Leave out every picture, then output exactly the lines between the ones holding "Emit a web page" and "-13.2, -12.54, -12.04];", inclusive, and nothing beyond them.

--- START OF STORED ROWS ---

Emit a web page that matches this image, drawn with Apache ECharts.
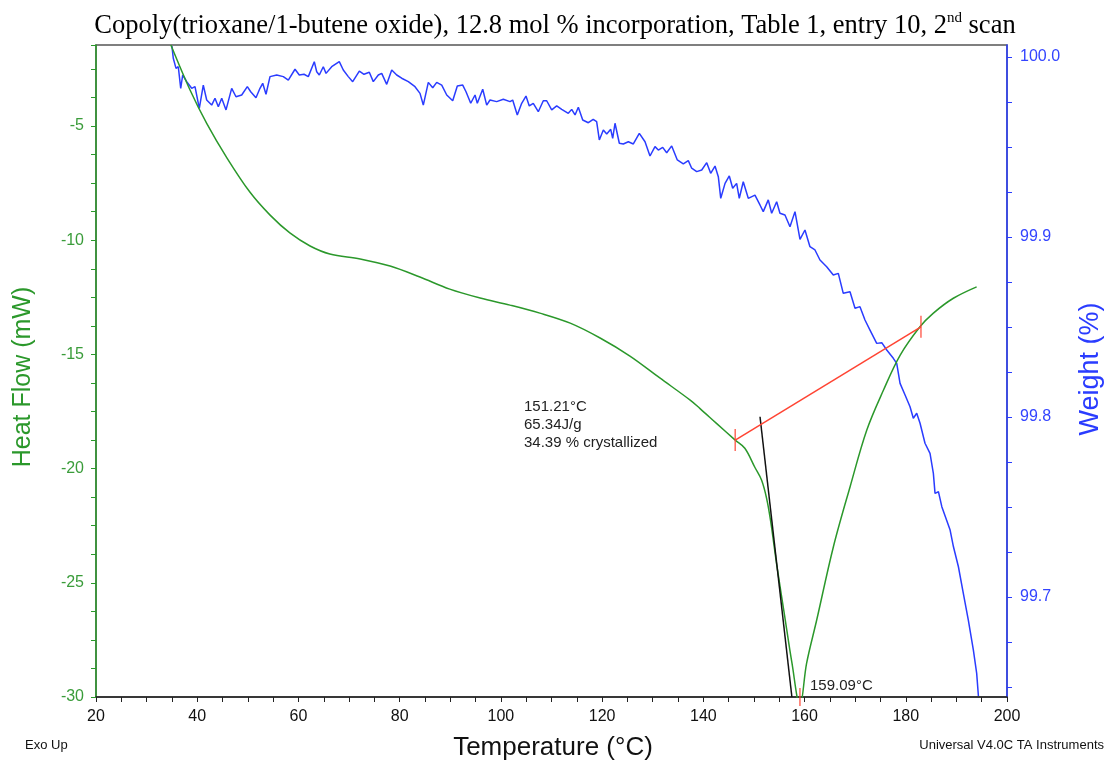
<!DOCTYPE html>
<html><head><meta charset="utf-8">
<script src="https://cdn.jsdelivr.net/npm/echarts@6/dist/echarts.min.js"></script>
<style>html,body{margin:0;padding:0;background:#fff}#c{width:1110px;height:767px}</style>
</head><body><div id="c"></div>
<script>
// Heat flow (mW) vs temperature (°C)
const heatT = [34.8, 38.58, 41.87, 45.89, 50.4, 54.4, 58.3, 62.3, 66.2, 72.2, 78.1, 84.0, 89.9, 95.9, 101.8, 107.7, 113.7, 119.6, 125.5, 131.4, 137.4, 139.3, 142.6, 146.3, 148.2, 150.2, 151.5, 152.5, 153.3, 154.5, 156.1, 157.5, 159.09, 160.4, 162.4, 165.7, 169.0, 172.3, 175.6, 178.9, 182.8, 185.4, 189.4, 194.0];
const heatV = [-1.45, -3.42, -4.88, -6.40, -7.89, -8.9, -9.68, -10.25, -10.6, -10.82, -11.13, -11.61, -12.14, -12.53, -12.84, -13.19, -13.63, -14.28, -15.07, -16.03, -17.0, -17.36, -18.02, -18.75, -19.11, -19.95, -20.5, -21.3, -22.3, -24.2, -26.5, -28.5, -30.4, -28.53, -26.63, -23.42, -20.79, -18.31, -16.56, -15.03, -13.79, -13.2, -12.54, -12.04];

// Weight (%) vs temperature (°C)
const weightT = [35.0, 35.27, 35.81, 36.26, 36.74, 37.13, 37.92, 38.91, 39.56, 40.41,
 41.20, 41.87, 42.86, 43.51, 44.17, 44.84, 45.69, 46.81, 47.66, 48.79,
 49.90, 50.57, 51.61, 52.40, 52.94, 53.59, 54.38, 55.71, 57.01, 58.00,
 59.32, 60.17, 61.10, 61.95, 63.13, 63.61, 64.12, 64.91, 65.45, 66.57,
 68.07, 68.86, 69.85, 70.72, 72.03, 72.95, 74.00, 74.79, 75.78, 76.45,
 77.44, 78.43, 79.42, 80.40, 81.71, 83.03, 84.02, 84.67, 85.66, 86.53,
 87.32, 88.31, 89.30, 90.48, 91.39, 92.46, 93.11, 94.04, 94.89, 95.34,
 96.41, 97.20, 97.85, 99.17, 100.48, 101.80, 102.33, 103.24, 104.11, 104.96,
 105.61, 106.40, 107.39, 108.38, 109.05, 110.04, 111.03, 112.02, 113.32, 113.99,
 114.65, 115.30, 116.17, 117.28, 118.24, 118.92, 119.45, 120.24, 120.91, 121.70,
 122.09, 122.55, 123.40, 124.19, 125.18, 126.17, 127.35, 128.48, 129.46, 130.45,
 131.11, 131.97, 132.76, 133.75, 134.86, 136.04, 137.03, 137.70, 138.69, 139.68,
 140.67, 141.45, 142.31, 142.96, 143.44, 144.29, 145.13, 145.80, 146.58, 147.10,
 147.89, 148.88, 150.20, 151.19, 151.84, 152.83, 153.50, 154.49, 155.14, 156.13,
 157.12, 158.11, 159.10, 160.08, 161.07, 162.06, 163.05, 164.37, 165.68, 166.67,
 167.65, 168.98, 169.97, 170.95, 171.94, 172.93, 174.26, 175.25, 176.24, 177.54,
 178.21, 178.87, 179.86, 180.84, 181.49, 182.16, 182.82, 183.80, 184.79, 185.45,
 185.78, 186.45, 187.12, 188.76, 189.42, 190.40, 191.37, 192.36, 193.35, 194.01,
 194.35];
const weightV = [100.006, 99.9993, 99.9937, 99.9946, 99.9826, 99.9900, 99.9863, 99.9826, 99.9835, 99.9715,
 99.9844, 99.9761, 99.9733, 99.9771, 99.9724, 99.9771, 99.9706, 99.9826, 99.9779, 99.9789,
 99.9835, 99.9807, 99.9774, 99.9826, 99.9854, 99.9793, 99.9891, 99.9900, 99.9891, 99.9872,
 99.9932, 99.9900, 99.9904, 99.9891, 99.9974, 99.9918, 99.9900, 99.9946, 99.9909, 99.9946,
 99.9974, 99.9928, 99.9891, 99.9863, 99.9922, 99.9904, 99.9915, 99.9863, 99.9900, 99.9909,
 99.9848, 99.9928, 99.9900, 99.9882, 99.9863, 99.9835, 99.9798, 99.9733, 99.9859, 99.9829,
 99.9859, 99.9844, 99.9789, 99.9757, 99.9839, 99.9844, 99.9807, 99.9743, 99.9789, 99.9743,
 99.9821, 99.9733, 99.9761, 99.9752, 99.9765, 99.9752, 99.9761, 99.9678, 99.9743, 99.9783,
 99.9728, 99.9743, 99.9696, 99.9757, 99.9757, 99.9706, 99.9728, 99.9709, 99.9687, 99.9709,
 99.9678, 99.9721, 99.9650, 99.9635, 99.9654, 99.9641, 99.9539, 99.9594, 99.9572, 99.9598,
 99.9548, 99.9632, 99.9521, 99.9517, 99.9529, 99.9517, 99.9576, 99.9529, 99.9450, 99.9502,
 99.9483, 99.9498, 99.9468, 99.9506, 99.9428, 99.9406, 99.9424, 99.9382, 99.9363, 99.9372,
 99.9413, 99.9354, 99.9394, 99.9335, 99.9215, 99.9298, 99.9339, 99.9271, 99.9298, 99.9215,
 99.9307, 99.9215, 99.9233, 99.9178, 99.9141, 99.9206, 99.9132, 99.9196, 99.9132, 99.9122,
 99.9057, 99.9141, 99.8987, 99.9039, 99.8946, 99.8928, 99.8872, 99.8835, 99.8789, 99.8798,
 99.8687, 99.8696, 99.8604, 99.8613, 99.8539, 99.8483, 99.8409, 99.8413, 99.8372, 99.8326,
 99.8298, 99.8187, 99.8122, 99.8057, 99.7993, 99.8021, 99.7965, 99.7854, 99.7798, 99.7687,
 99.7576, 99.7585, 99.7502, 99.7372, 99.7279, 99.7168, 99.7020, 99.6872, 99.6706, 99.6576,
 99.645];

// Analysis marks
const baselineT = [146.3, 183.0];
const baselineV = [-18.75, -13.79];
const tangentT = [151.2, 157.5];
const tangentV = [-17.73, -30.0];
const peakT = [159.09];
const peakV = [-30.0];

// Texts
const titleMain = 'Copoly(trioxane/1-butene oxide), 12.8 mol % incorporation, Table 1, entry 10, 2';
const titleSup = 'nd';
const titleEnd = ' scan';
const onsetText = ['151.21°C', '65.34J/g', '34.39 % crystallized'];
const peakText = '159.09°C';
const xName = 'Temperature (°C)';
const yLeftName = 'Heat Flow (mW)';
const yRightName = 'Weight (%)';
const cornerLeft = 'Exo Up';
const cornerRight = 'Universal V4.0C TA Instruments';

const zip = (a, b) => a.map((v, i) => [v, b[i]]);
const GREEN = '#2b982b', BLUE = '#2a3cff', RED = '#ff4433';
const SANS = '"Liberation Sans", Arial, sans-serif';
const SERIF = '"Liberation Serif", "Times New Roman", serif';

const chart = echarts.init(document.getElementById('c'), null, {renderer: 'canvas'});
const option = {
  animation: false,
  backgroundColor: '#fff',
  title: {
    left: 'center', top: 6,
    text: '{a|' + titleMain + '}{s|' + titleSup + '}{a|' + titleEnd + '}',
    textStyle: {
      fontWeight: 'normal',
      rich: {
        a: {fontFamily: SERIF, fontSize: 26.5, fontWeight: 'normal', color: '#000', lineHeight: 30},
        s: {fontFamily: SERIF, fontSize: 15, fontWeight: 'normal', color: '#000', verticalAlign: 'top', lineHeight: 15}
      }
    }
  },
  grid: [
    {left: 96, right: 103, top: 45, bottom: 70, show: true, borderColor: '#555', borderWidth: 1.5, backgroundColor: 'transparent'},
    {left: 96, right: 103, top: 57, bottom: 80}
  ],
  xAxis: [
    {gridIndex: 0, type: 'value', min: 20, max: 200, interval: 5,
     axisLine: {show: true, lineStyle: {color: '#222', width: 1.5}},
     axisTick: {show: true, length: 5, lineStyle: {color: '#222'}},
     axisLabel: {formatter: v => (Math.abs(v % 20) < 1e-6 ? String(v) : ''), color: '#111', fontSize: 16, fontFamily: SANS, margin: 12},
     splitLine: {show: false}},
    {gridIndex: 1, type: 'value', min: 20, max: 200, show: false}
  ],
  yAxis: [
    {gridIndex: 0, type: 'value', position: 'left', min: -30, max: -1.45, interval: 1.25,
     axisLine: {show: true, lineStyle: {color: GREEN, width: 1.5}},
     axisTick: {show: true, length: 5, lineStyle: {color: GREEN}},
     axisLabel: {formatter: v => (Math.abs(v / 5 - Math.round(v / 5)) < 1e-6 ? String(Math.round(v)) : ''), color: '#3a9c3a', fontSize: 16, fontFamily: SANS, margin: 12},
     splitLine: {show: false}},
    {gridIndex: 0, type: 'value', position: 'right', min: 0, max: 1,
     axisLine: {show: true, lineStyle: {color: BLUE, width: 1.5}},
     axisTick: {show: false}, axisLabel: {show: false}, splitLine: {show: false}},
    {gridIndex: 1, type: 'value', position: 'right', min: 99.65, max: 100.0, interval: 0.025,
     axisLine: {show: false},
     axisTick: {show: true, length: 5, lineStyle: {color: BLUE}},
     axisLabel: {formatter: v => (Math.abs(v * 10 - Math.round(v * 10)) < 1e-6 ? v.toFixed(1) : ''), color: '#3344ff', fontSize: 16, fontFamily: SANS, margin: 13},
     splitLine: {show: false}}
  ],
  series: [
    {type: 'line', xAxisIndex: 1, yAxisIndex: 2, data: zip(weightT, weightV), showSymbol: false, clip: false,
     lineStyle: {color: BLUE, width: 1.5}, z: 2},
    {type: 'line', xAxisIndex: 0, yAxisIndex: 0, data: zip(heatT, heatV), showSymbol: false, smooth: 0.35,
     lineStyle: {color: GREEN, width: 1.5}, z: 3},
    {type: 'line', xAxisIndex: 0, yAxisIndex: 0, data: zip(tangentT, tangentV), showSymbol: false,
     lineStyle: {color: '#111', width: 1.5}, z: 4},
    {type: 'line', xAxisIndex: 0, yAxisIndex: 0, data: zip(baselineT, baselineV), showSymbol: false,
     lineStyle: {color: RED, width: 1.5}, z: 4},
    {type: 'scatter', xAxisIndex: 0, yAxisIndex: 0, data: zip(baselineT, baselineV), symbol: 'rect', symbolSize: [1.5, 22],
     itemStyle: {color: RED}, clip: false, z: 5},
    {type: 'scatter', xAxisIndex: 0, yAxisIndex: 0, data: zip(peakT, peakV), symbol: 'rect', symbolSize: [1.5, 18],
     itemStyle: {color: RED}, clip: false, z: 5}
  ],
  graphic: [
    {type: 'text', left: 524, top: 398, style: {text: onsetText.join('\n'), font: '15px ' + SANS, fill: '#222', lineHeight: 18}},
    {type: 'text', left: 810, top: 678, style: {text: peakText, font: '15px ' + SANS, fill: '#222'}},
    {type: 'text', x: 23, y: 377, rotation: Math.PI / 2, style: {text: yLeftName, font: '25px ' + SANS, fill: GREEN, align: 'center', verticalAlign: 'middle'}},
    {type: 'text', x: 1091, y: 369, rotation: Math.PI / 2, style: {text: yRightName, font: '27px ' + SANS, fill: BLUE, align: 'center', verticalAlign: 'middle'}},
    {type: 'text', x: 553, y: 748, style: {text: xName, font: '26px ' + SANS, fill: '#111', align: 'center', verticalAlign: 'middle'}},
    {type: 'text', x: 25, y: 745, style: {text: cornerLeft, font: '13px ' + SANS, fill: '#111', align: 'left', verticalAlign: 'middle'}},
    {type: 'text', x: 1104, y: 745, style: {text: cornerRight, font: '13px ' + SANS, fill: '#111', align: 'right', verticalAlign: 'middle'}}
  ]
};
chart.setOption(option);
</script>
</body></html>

--- END OF STORED ROWS ---
--- START OF STORED ROWS ---

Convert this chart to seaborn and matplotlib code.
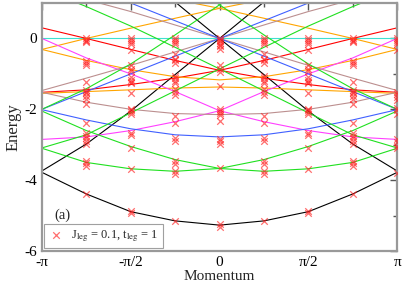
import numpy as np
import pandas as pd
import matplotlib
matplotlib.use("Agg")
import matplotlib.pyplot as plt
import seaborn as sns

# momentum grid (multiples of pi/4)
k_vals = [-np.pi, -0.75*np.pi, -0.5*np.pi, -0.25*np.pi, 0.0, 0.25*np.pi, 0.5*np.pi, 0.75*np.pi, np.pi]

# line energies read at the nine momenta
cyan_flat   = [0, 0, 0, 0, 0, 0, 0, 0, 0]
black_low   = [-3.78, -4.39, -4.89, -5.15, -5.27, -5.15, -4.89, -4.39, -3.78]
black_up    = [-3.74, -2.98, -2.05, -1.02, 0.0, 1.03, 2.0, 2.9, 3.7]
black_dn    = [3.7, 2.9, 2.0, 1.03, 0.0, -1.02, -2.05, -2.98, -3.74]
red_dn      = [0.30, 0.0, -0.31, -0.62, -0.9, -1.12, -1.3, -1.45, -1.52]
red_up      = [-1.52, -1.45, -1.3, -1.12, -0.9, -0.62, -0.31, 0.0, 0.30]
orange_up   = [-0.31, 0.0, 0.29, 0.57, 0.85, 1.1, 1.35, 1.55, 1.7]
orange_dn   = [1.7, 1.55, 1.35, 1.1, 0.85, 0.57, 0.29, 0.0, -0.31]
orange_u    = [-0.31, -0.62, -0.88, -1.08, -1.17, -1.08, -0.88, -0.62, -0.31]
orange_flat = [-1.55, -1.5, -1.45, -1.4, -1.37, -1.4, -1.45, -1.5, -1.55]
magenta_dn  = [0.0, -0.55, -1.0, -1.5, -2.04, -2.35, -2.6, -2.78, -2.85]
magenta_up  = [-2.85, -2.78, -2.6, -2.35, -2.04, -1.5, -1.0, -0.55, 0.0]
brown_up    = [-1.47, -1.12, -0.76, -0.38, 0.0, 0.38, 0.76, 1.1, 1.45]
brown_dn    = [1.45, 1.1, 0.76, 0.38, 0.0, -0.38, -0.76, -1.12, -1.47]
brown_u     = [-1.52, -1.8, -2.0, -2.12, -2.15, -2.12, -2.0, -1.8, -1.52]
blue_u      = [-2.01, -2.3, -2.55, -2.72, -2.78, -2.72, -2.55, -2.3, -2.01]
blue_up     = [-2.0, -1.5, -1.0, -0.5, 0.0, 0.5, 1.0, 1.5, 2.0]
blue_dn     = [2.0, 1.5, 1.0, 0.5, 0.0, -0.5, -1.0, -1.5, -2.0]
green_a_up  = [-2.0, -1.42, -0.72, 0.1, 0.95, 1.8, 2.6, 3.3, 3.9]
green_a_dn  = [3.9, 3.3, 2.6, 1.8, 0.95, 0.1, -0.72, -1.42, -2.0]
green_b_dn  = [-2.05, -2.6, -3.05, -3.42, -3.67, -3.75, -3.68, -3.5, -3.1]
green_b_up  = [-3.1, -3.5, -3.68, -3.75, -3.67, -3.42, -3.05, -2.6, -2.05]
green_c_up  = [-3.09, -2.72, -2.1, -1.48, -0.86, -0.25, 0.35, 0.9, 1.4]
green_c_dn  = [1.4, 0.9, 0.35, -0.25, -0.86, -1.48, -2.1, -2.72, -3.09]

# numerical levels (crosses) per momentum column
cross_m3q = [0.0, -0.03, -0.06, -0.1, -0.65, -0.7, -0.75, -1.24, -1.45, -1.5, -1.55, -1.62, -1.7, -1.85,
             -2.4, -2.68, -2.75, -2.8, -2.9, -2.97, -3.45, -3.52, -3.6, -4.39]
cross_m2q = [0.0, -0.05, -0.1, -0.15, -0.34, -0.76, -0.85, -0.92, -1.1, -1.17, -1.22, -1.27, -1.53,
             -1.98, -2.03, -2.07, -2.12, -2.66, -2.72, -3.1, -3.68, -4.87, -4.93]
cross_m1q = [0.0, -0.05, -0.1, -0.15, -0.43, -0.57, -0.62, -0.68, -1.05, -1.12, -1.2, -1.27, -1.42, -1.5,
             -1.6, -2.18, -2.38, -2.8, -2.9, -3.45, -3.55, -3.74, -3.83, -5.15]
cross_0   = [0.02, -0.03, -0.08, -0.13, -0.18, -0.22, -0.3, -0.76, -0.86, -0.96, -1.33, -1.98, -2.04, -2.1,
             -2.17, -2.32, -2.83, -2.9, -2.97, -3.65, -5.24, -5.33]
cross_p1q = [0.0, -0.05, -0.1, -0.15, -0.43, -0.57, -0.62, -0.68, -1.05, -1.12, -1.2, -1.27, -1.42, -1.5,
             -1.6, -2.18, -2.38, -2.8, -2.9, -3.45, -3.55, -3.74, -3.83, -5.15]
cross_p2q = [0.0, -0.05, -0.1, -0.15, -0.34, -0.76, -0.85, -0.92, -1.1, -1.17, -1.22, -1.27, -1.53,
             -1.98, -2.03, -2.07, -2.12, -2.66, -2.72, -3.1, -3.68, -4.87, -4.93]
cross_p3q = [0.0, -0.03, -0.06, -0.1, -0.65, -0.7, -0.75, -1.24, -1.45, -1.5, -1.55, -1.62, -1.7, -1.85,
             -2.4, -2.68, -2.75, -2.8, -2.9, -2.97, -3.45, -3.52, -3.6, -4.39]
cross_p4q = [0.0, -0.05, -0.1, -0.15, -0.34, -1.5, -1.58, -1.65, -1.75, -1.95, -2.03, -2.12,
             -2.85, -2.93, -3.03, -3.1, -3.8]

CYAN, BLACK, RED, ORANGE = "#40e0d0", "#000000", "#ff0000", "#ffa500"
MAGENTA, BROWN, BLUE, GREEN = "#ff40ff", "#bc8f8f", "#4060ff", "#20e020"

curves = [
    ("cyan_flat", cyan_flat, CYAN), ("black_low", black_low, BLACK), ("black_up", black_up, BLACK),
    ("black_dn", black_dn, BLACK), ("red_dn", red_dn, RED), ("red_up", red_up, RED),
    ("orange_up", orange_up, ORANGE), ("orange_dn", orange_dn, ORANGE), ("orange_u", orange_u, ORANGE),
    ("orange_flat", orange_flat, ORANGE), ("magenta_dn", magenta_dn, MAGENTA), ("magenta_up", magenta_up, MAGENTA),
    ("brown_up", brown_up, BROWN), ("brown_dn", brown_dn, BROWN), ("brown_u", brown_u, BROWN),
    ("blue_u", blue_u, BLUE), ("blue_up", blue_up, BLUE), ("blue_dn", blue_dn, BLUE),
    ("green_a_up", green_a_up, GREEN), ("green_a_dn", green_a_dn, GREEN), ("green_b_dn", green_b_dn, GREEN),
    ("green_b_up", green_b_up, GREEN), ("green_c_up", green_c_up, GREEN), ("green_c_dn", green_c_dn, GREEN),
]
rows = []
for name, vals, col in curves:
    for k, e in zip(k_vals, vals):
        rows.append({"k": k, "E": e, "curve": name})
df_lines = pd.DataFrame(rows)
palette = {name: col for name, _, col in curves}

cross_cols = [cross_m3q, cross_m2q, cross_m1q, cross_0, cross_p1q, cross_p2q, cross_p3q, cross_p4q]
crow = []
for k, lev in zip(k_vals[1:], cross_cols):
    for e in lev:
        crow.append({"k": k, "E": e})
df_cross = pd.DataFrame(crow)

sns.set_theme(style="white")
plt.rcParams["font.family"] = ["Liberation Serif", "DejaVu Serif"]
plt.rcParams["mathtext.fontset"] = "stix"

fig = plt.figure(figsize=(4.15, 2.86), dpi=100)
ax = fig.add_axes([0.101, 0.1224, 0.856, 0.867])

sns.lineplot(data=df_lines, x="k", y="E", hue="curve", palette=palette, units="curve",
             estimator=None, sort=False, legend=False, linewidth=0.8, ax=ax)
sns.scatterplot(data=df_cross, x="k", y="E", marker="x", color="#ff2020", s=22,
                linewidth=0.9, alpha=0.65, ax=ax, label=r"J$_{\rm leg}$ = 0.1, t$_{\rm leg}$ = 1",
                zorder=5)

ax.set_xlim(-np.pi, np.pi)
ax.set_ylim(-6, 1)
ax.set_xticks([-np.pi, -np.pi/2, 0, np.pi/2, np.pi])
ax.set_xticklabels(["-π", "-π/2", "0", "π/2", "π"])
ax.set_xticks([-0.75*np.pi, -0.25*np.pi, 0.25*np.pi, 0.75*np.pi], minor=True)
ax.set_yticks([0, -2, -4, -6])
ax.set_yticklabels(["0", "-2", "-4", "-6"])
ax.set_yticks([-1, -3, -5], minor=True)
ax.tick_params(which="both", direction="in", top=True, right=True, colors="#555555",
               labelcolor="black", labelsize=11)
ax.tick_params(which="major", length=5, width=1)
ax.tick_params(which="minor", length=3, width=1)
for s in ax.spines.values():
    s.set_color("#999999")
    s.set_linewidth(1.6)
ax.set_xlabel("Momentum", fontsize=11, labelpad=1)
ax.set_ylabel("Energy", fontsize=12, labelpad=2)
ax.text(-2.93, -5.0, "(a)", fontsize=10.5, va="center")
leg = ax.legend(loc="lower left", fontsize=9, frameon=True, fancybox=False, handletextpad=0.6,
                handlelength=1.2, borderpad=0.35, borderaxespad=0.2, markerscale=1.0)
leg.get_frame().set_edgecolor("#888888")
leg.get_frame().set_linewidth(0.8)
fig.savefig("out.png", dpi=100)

--- END OF STORED ROWS ---

[WORKED ANSWER]
Emit a web page that matches this image, drawn with Apache ECharts.
<!DOCTYPE html>
<html><head><meta charset="utf-8">
<script src="https://cdn.jsdelivr.net/npm/echarts@6/dist/echarts.min.js"></script>
<style>html,body{margin:0;padding:0;background:#fff}#c{width:1110px;height:767px}</style>
</head><body><div id="c"></div>
<script>
// Heat flow (mW) vs temperature (°C)
const heatT = [34.8, 38.58, 41.87, 45.89, 50.4, 54.4, 58.3, 62.3, 66.2, 72.2, 78.1, 84.0, 89.9, 95.9, 101.8, 107.7, 113.7, 119.6, 125.5, 131.4, 137.4, 139.3, 142.6, 146.3, 148.2, 150.2, 151.5, 152.5, 153.3, 154.5, 156.1, 157.5, 159.09, 160.4, 162.4, 165.7, 169.0, 172.3, 175.6, 178.9, 182.8, 185.4, 189.4, 194.0];
const heatV = [-1.45, -3.42, -4.88, -6.40, -7.89, -8.9, -9.68, -10.25, -10.6, -10.82, -11.13, -11.61, -12.14, -12.53, -12.84, -13.19, -13.63, -14.28, -15.07, -16.03, -17.0, -17.36, -18.02, -18.75, -19.11, -19.95, -20.5, -21.3, -22.3, -24.2, -26.5, -28.5, -30.4, -28.53, -26.63, -23.42, -20.79, -18.31, -16.56, -15.03, -13.79, -13.2, -12.54, -12.04];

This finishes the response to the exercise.